Other British suffragists whose response to the war was, like the Pankhursts’, essentially nationalist, preferred to express this through voluntary work. This included those within the NUWSS who lent their support to initiatives such as the Scottish Women’s Hospitals, which provided medical aid in several allied countries, and the Women’s Service Bureau, which provided vocational training for those entering war industries. In Ireland, the Irishwomen’s Suffrage Federation formed the Suffrage Emergency Council to organize war support.

To some, this prioritisation of the war effort seemed an unwise muting, if not a traitorous abandonment, of the franchise cause. In the case of the WSPU, this stance, and Emmeline and Christabel Pankhurst’s persistent autocracy, led to further departures and the foundation of the Suffragettes of the Women’s Social and Political Union (October 1915) and the Independent Women’s Social and Political Union (March 1916). In Ireland, the IWFL also rejected the Pankhurst approach. This opposition was expressed in a poster by Francis Sheehy Skeffington (1878-1916) that demanded “Votes for Women Now – Damn Your War” and in Hanna Sheehy Skeffington’s warning in the Irish Citizen, ten days into the war, that

attempts will be made to induce women to abandon propaganda, to roll up the map of suffrage with the map of Europe, to forget their own pressing economic and political grievances (now more acute than ever) because of the ‘national crisis’.

They did not “roll up the map of suffrage” and their war-time campaigns included opposition to the Defence of the Realm Act, Regulation 40D, which re-introduced some elements of the notorious Contagious Diseases Acts of the 1860s.[4]
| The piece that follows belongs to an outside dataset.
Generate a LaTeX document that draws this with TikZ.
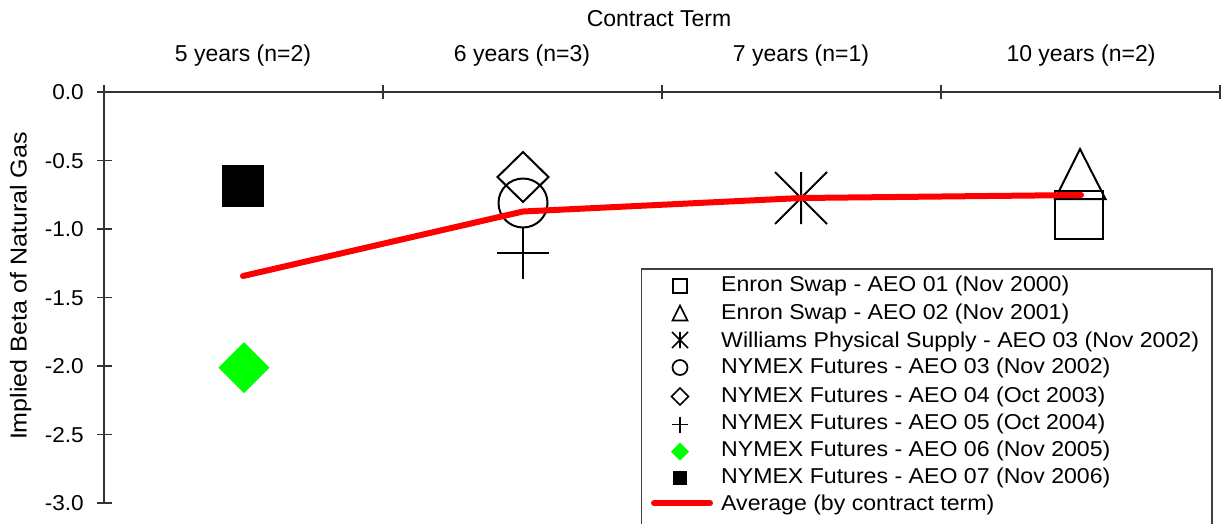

In the case of the Sheehy Skeffingtons, Irish nationalist sentiment and the belief that suffragism should come first were combined with pacifist and internationalist tendencies. That combination of pacifism and internationalism also constituted an important strand within British suffragette and suffragist responses to the war. This was evident in outright opposition to the war, or in support for a negotiated settlement, by figures such as Sylvia Pankhurst of the ELFS, Charlotte Despard (1844-1939) of the WFL, the Pethick-Lawrences of the United Suffragists, and amongst a constituency within the NUWSS. Such women expressed their stance in various ways. These included demonstrations of solidarity with the women of the Central Powers, sometimes delivered through the International Women’s Suffrage Alliance or contributions to its paper, Jus Suffragii. In April 1915, delegations from Britain and Ireland attempted to attend an International Congress of Women at The Hague, which had been convened to demand for an end to the war. The government prevented this, and British attendees were limited to three who did not have to travel from the United Kingdom. Many did, however, establish links to the International Committee of Women for Permanent Peace, which emerged from the congress. It was later re-named the Women’s International League for Peace and Freedom.

Conclusion

The war ensured a widening of the male franchise in the United Kingdom and, in January 1917, an all-party committee recommended the simultaneous introduction of a limited female franchise. Lloyd George confirmed the government’s intention to deliver on this in March, and it became law through the Representation of the People Act the following February. This was the culmination of half a century of campaigning by suffragists and suffragettes, copper-fastened by women’s contribution to the war effort, which, as Nicoletta F. Gullace has stated, acted to “promote new ideas about gender and civic participation.”[5] These should not be understood as separate roots. Instead, the suffragists’ and suffragettes’ long campaign had helped to shape the nature of women’s war contribution, while their arguments did much to determine the ways in which that contribution was understood and rewarded.